Vail Resorts has reportedly offered to assume the town’s $22 million debt on the complex and build between 1,194 and 1,244 rental beds and no for-sale affordable units.
And that’s the crux of the debate. Some say Timber Ridge should have deed-restricted affordable housing for young families to use as a stepping stone in the Vail Valley real estate market.
Others argue it should be all seasonal, work-force housing. It should be noted, however, that Open/Hillwood included affordable, for-sale housing at the behest of some members of the current town council.
A meeting Tuesday, Oct. 16, to publically present the competing proposals was tabled in favor of a special meeting on the topic at 3 p.m., Tuesday, Oct. 30. The question of what type of housing is appropriate on the site is the No. 1 issue for the Vail Chamber and Business Association, which is hosting a council election debate Thursday night, Oct. 18, at Donovan Pavilion.
Businesses have long lamented the difficulty they have in filling job vacancies, and they point to the lack of affordable housing as the main reason. Still, some business owners see the value in offering affordable, for-sale homes for middle-management personnel.
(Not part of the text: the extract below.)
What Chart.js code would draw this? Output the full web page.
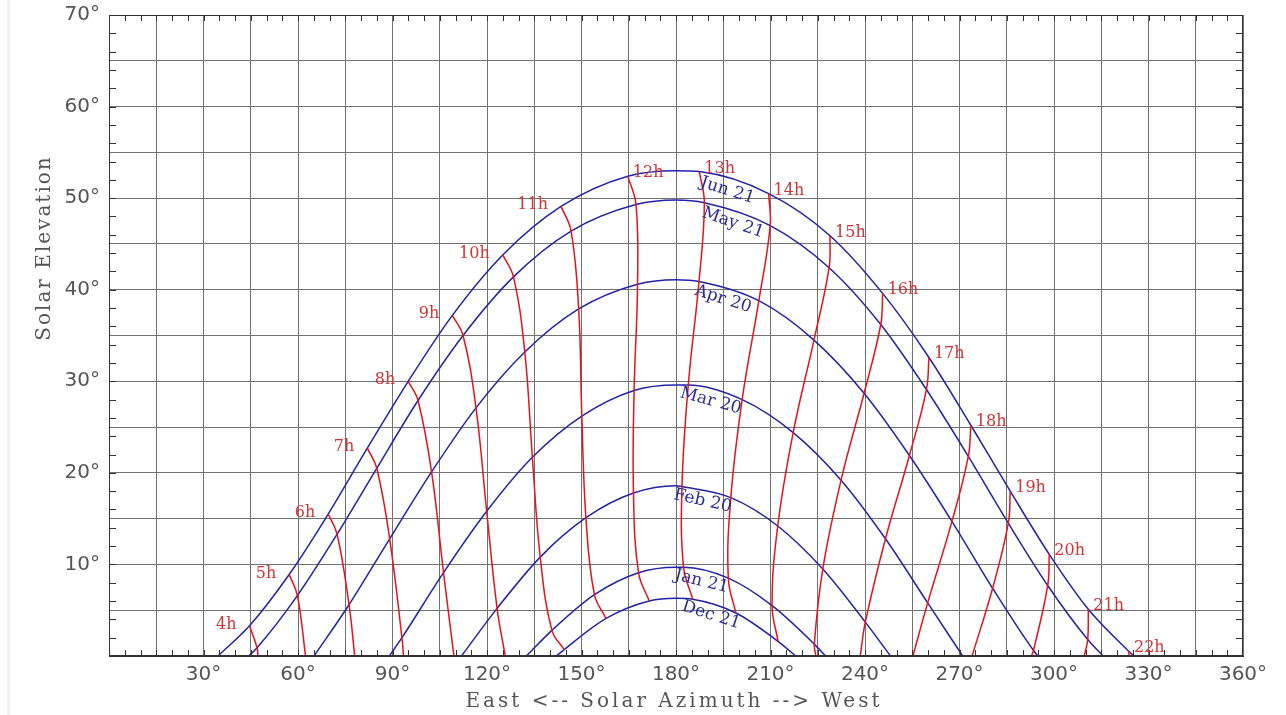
<!DOCTYPE html>
<html lang="en">
<head>
  <meta charset="UTF-8">
  <title>Sun path diagram</title>
  <script src="https://cdn.jsdelivr.net/npm/chart.js"></script>
  <style>
    html, body { margin: 0; padding: 0; background: #fff; }
    #wrap { width: 1286px; height: 715px; }
  </style>
</head>
<body>
  <div id="wrap"><canvas id="sunChart" width="1286" height="715"></canvas></div>

  <script>
    // clock hours of the red lines
    const hours = [4, 5, 6, 7, 8, 9, 10, 11, 12, 13, 14, 15, 16, 17, 18, 19, 20, 21, 22];
    const dateNames = ['Jun 21', 'May 21', 'Apr 20', 'Mar 20', 'Feb 20', 'Jan 21', 'Dec 21'];

    // sun azimuth / elevation (deg) at each clock hour, null = sun below horizon
    const azJun21 = [44.6, 57.2, 69.6, 82.0, 95.0, 109.0, 125.0, 143.5, 164.7, 187.4, 209.4, 228.9, 245.6, 260.3, 273.6, 286.1, 298.5, 310.9, 323.8];
    const elJun21 = [3.3, 8.9, 15.5, 22.7, 30.0, 37.2, 43.8, 49.1, 52.4, 52.9, 50.5, 45.9, 39.6, 32.6, 25.2, 18.0, 11.1, 5.1, 0.5];

    const azMay21 = [47.0, 59.8, 72.4, 85.0, 98.1, 112.4, 128.4, 146.7, 167.3, 189.0, 209.9, 228.6, 245.0, 259.5, 272.8, 285.5, 298.0, 310.7, null];
    const elMay21 = [0.9, 6.6, 13.3, 20.5, 27.9, 35.0, 41.4, 46.4, 49.3, 49.5, 47.0, 42.4, 36.2, 29.1, 21.8, 14.5, 7.7, 1.8, null];

    const azApr20 = [null, null, 76.2, 89.1, 102.4, 116.5, 132.0, 149.1, 167.8, 187.3, 206.3, 223.8, 239.7, 254.1, 267.6, 280.5, 293.5, null, null];
    const elApr20 = [null, null, 5.6, 12.8, 20.1, 27.1, 33.2, 37.9, 40.6, 40.9, 38.8, 34.5, 28.7, 21.9, 14.7, 7.4, 0.6, null, null];

    const azMar20 = [null, null, null, 93.0, 106.2, 119.9, 134.4, 150.1, 166.7, 183.9, 201.0, 217.2, 232.4, 246.5, 259.9, null, null, null, null];
    const elMar20 = [null, null, null, 2.0, 9.1, 15.8, 21.7, 26.2, 29.0, 29.6, 28.0, 24.4, 19.2, 12.8, 5.8, null, null, null, null];

    const azFeb20 = [null, null, null, null, null, 123.2, 136.9, 151.4, 166.5, 181.9, 197.4, 212.3, 226.6, 240.1, null, null, null, null, null];
    const elFeb20 = [null, null, null, null, null, 5.2, 10.8, 15.1, 17.8, 18.5, 17.3, 14.2, 9.5, 3.7, null, null, null, null, null];

    const azJan21 = [null, null, null, null, null, null, 140.6, 154.1, 168.1, 182.4, 196.6, 210.5, 223.9, null, null, null, null, null, null];
    const elJan21 = [null, null, null, null, null, null, 2.8, 6.7, 9.1, 9.7, 8.5, 5.5, 1.3, null, null, null, null, null, null];

    const azDec21 = [null, null, null, null, null, null, 144.5, 157.8, 171.5, 185.3, 199.0, 212.4, null, null, null, null, null, null, null];
    const elDec21 = [null, null, null, null, null, null, 0.7, 4.1, 6.0, 6.2, 4.7, 1.6, null, null, null, null, null, null, null];

    // sunrise / sunset azimuth and noon elevation per date
    const riseAz = [34.6, 44.4, 65.1, 89.0, 111.9, 132.5, 142.0];
    const setAz = [325.4, 315.6, 294.9, 271.0, 248.1, 227.5, 218.0];
    const noonEl = [53.0, 49.8, 41.1, 29.6, 18.6, 9.7, 6.3];

    // azimuth where an hour line runs into the horizon (null = ends on Dec 21)
    const hourEndAz = [47.3, 62.4, 78.0, 93.5, 109.5, 125.8, null, null, null, null, null, null, 224.4, 238.5, 255.2, 274.0, 292.8, 309.6, 323.8];

    const sunAz = [azJun21, azMay21, azApr20, azMar20, azFeb20, azJan21, azDec21];
    const sunEl = [elJun21, elMay21, elApr20, elMar20, elFeb20, elJan21, elDec21];

    // styling
    const blue = '#2222aa';
    const red = '#e3141c';
    const gridGrey = '#727272';
    const dateLabelShift = [4.7, 1.6, -0.7, -5.5, -6.1, -6.6, -7.7];

    // date curves (blue)
    const dateSets = dateNames.map((name, i) => {
      const pts = [{ x: riseAz[i], y: 0 }, { x: 180, y: noonEl[i] }, { x: setAz[i], y: 0 }];
      hours.forEach((h, j) => {
        if (sunAz[i][j] !== null) pts.push({ x: sunAz[i][j], y: sunEl[i][j] });
      });
      pts.sort((a, b) => a.x - b.x);
      return {
        label: name,
        data: pts,
        showLine: true,
        borderColor: blue,
        borderWidth: 1.5,
        pointRadius: 0,
        cubicInterpolationMode: 'monotone'
      };
    });

    // hour lines (red)
    const hourSets = hours.map((h, j) => {
      const pts = [];
      sunAz.forEach((az, i) => {
        if (az[j] !== null) pts.push({ x: az[j], y: sunEl[i][j] });
      });
      if (hourEndAz[j] !== null) pts.push({ x: hourEndAz[j], y: 0 });
      return {
        label: h + 'h',
        data: pts,
        showLine: true,
        borderColor: red,
        borderWidth: 1.5,
        pointRadius: 0,
        tension: 0.4
      };
    });

    const decor = {
      id: 'decor',
      beforeDraw(chart) {
        const ctx = chart.ctx;
        ctx.save();
        ctx.fillStyle = '#fff';
        ctx.fillRect(0, 0, chart.width, chart.height);
        ctx.fillStyle = '#f3f3f3';
        ctx.fillRect(7, 0, 3, chart.height);
        ctx.restore();
      },
      afterDraw(chart) {
        const { ctx, chartArea: a, scales: { x, y } } = chart;
        ctx.save();

        // frame + small inner ticks
        ctx.strokeStyle = '#333';
        ctx.lineWidth = 1;
        ctx.strokeRect(a.left + 0.5, a.top + 0.5, a.right - a.left - 1, a.bottom - a.top - 1);
        ctx.beginPath();
        for (let v = 2; v < 70; v += 2) {
          const py = Math.round(y.getPixelForValue(v)) + 0.5;
          ctx.moveTo(a.left, py); ctx.lineTo(a.left + 7, py);
          ctx.moveTo(a.right, py); ctx.lineTo(a.right - 7, py);
        }
        for (let v = 5; v < 360; v += 5) {
          const px = Math.round(x.getPixelForValue(v)) + 0.5;
          ctx.moveTo(px, a.bottom); ctx.lineTo(px, a.bottom - 6);
          ctx.moveTo(px, a.top); ctx.lineTo(px, a.top + 6);
        }
        ctx.stroke();

        // hour labels at the Jun 21 end of each red line
        ctx.font = '16px "DejaVu Serif"';
        ctx.fillStyle = '#d23434';
        ctx.textBaseline = 'alphabetic';
        hours.forEach((h, j) => {
          const px = x.getPixelForValue(azJun21[j]);
          const py = y.getPixelForValue(elJun21[j]);
          if (h < 12) {
            ctx.textAlign = 'right';
            ctx.fillText(h + 'h', px - 13, py + 3);
          } else {
            ctx.textAlign = 'left';
            ctx.fillText(h + 'h', px + 5, py + 1);
          }
        });

        // date labels, laid along the curve after the 13h point
        const k = hours.indexOf(13);
        ctx.font = '17px "DejaVu Serif"';
        ctx.fillStyle = '#2c2c96';
        ctx.textAlign = 'left';
        dateNames.forEach((name, i) => {
          const x0 = x.getPixelForValue(sunAz[i][k]), y0 = y.getPixelForValue(sunEl[i][k]);
          const x1 = x.getPixelForValue(sunAz[i][k + 1]), y1 = y.getPixelForValue(sunEl[i][k + 1]);
          ctx.save();
          ctx.translate(x0, y0);
          ctx.rotate(Math.atan2(y1 - y0, x1 - x0));
          ctx.fillText(name, dateLabelShift[i], 14);
          ctx.restore();
        });

        // axis titles
        ctx.fillStyle = '#555';
        ctx.font = '20px "DejaVu Serif"';
        ctx.textAlign = 'center';
        ctx.letterSpacing = '3px';
        ctx.fillText('East <-- Solar Azimuth --> West', 674, 707);
        ctx.letterSpacing = '2px';
        ctx.translate(50, 248);
        ctx.rotate(-Math.PI / 2);
        ctx.fillText('Solar Elevation', 0, 0);
        ctx.restore();
      }
    };

    new Chart(document.getElementById('sunChart'), {
      type: 'scatter',
      data: { datasets: [...hourSets, ...dateSets] },
      options: {
        responsive: false,
        animation: false,
        devicePixelRatio: 1,
        layout: { padding: { left: 0, top: 15, right: 43, bottom: 0 } },
        plugins: { legend: { display: false }, tooltip: { enabled: false } },
        scales: {
          x: {
            type: 'linear',
            min: 0,
            max: 360,
            ticks: {
              stepSize: 15,
              autoSkip: false,
              maxRotation: 0,
              padding: 7,
              color: '#555',
              font: { family: 'DejaVu Sans', size: 20 },
              callback: v => (v % 30 === 0 && v > 0) ? v + '°' : ''
            },
            grid: { color: gridGrey, lineWidth: 1, drawTicks: false },
            border: { color: '#333', width: 1 },
            afterFit: s => { s.height = 59; s.paddingLeft = 0; s.paddingRight = 0; }
          },
          y: {
            type: 'linear',
            min: 0,
            max: 70,
            ticks: {
              stepSize: 5,
              autoSkip: false,
              padding: 9,
              color: '#555',
              font: { family: 'DejaVu Sans', size: 20 },
              callback: v => (v % 10 === 0 && v > 0) ? v + '°' : ''
            },
            grid: { color: gridGrey, lineWidth: 1, drawTicks: false },
            border: { color: '#333', width: 1 },
            afterFit: s => { s.width = 109; s.paddingTop = 0; s.paddingBottom = 0; }
          }
        }
      },
      plugins: [decor]
    });
  </script>
</body>
</html>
Dick Cleveland, a former council member and West Vail resident who works as an investigator for the district attorney’s office, is running for council again. He falls firmly in the Vail chamber camp of not wanting any for-sale, deed-restricted housing at Timber Ridge.
Scott Proper, a banker who’s running for council for the first time, agrees: “Vail Resorts’ proposal makes more sense than Hillwood’s. Building condos that can ultimately be sold at a substantial profit to second homeowners is something someone with a much more short-term view would do.
“That’s the (proposal) I feel most comfortable with,” Proper added. “If I’m going to buy property, do I want to live next door to a seasonal employee who doesn’t have a long-term stake in the town? Probably not.”
Margaret Rogers, a retired attorney and also a first-time council candidate, disagrees. She feels the 10-acre parcel is large enough to accommodate both types of housing.
“Timber Ridge is the single largest parcel of real estate (the town) owns,” Rogers said. “I’m not in favor of making it all rental - at least you’d have to convince me that it should be.”
She proposes modifying current proposals calling for two rows of four-story structures in order to incorporate a six-story structure on the back row that would treat the two upper floors as for-sale penthouses with views. She also envisions row houses with small yards separate from the main work-force housing component.
“The site is quite large and if you can segregate a portion of it and put in row houses that would be compact with a small yard, that’s the kind of housing that families would be interested in owning,” Rogers said.
Kim Newbury, an incumbent council member seeking re-election, is the director of reservations for a local hotel. She lives in for-sale, affordable housing in West Vail.
“We’re better off with all seasonal housing (at Timber Ridge) than trying to put everything on that site,” Newbury said. “Vail Resorts has the right idea in all seasonal and lower rents, but they’re adamantly opposed to building a single bed more than what they are required to build.”
Both Dave Irwin, an architect and developer who’s running for the first time, and Bob McKown, a bar manager who’s also a political rookie, say Timber Ridge should be exclusively seasonal rental housing for worker bees.
“I don’t get having a thousand people who work here and 50 families with kids. Talk about conflict,” Irwin said.
McKown, who lives in the Vail Commons for-sale, affordable complex in West Vail, concurs: “I don’t see seasonal employees and homeowners living together. I think it’s an oil and water mix. I’m not sure I would buy a home where I knew there was going to be several hundred young, happy seasonal employees at my front door.”
Stephen Connolly, who owns his own marketing firm in town and is also running for council for the first time, says he would support a mix of housing on the Timber Ridge site unless Vail Resorts commits to building more for-sale, middle-class housing as part of its Ever Vail development.
“You do have to have some for-purchase, deed-restricted housing to round out our community,” Connolly said.